Although Bithumb plans to expand its staking features and list new tokens, it currently has no intention of expanding into international markets, mainly due to regulatory and security concerns. This contrasts with its main competitor Upbit, which believes that focusing solely on the South Korean market has a “limited perspective” and is more concerned about its global standing.
South Korea’s Cryptocurrency Craze and Unique Market Structure
South Korea is considered one of the most fervent countries in the global cryptocurrency market. Currently, there are over 18 million digital asset investors in Korea, accounting for about one-third of the total population, with assets valued at approximately 104 trillion won (about 74.5 billion USD) as of December 2024.
Simon Seojoon Kim, CEO of the venture capital firm Hashed, pointed out that South Korea is the second-largest cryptocurrency market by trading volume in fiat currency, only behind the United States. Unlike Western markets dominated by Bitcoin and Ethereum, South Korean retail investors show a strong interest in altcoins (cryptocurrencies other than Bitcoin), making the Korean market attractive for new projects and tokens.
However, the structural limitations of the South Korean cryptocurrency market are also quite evident. Strict regulations have forced many small participants to exit, leaving Upbit and Bithumb as the only major domestic competitors. Additionally, concerns about South Korea’s stringent compliance environment have caused most global exchanges to withdraw.
Controversy Over the Korean Won Stablecoin and Future Prospects
As Bithumb makes a comeback, South Korean politicians are also turning their attention to reforms in cryptocurrency policy.
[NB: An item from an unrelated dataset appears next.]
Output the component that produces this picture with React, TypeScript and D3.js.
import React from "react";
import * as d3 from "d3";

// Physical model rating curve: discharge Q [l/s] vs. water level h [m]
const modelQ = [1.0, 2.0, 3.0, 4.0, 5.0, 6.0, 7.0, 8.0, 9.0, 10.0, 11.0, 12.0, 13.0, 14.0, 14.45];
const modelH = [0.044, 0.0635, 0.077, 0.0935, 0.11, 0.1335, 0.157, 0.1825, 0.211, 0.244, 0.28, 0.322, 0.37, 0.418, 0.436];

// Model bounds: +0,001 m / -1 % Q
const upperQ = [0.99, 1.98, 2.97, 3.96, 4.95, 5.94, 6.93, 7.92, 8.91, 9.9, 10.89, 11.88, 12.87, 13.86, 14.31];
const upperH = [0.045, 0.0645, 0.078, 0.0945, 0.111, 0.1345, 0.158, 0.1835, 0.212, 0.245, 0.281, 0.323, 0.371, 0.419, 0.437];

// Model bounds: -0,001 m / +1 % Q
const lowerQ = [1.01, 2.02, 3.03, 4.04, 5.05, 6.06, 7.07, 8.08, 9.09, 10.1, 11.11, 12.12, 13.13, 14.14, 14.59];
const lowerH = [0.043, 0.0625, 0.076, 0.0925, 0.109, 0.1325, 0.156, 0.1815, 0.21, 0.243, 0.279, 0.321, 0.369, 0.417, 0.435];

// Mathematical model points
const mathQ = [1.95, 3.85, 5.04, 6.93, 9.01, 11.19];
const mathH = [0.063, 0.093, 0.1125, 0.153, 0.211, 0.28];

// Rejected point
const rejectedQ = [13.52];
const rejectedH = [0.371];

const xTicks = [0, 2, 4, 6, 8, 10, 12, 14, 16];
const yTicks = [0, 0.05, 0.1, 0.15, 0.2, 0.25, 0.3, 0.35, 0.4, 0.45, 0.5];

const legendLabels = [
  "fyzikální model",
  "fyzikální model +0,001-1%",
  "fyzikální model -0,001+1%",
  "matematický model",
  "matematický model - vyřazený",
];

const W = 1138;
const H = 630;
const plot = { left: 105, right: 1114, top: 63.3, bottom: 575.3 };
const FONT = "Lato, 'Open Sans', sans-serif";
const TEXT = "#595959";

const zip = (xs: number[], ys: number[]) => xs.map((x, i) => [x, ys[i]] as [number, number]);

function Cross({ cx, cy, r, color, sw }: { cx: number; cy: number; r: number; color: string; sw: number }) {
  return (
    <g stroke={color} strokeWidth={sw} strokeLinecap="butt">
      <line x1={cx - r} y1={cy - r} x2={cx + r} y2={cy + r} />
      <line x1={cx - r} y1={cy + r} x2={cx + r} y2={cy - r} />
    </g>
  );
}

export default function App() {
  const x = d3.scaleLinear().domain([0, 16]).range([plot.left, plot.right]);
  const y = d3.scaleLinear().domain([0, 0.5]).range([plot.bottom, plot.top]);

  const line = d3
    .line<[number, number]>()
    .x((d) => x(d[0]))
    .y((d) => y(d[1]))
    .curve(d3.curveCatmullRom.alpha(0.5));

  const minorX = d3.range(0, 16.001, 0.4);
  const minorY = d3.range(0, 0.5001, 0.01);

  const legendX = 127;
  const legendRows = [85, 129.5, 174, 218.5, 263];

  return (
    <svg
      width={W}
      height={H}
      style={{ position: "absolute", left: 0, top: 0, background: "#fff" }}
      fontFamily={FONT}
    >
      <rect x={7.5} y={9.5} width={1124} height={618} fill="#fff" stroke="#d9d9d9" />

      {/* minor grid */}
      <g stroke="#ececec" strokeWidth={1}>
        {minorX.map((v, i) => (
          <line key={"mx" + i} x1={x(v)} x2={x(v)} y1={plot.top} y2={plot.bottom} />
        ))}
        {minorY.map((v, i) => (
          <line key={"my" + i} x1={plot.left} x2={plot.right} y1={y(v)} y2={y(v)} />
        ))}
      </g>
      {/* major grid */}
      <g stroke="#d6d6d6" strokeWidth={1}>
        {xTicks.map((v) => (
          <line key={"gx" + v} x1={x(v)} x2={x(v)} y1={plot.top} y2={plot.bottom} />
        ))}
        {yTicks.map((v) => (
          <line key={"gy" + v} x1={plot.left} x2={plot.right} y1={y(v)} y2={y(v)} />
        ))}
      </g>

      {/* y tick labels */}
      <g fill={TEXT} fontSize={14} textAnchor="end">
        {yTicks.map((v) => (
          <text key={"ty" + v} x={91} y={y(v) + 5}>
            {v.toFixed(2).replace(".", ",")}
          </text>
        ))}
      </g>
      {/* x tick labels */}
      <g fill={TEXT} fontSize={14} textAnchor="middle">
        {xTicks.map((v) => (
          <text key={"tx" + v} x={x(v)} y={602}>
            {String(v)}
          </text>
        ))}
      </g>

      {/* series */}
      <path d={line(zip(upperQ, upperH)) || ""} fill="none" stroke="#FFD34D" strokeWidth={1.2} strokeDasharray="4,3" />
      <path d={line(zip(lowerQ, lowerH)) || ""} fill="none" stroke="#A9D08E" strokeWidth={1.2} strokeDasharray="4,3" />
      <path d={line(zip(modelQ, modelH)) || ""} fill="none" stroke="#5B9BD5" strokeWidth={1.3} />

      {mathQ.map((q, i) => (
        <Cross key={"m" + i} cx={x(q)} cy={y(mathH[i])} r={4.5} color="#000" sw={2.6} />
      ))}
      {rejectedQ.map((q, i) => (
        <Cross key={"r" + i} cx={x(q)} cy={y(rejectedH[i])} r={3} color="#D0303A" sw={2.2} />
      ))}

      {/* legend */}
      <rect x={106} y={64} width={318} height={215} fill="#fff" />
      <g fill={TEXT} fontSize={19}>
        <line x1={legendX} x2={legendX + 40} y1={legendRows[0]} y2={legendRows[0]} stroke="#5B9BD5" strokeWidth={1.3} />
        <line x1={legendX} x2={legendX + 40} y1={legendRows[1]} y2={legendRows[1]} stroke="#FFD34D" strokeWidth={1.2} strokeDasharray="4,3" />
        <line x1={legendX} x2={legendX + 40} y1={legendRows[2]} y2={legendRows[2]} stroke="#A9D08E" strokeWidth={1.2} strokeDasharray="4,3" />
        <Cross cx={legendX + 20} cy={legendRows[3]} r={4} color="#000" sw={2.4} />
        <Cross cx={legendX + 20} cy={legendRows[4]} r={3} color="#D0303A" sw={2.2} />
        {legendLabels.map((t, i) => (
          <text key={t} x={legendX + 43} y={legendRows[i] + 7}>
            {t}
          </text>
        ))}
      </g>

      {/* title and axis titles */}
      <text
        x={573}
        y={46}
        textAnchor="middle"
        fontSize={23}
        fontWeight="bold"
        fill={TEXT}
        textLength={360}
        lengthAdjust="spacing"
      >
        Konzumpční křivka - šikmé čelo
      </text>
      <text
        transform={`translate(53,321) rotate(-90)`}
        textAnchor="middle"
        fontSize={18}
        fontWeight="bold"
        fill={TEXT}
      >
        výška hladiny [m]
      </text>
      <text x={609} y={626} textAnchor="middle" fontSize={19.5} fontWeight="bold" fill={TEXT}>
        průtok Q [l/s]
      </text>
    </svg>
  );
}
Lee Jae-myung, the leader of the ruling Democratic Party, has proposed an eye-catching suggestion: to create a stablecoin pegged to the Korean won to prevent capital outflows and strengthen national financial sovereignty.
Currently, South Korean law prohibits the issuance of domestic stablecoins, leading local exchanges to mainly rely on USD-pegged stablecoins (such as USDT and USDC). Reports indicate that from January to March of this year, the outflow of assets from South Korean cryptocurrency exchanges reached as high as 56.8 trillion won (about 40.8 billion USD), with nearly half related to stablecoins. Lee believes that establishing a stablecoin market pegged to the won could help prevent the outflow of national wealth.
Lee’s proposal is part of his digital asset strategy, which includes legalizing cryptocurrency spot ETFs and allowing institutional investors like the National Pension Service to invest in cryptocurrencies after meeting price stability criteria. He also suggested creating an integrated monitoring system and lowering transaction costs to make cryptocurrencies more accessible under government supervision.
However, the stablecoin proposal has also raised concerns among economists. Shin Bo-sung, a senior researcher at the Korea Capital Market Institute, warned that stablecoins could lead to inflation of the money supply and transfer currency control to private issuers. He stated, “We must not ignore the economic principles behind it. Stablecoins are essentially another form of banking that creates money out of thin air.”
Despite the controversy, the Democratic Party established a “Digital Asset Committee” on May 13, dedicated to formulating cryptocurrency policy and promoting industry development, emphasizing the importance of addressing regulatory uncertainties, including stablecoin regulation. The party is also preparing to introduce the “Digital Asset Basic Act,” which aims to establish a legal framework for cryptocurrencies and stablecoins, requiring issuers to hold at least 50 billion won in reserves and obtain approval from the Financial Services Commission.
With the gradual improvement of policies, South Korea’s role in the global cryptocurrency landscape will continue to evolve.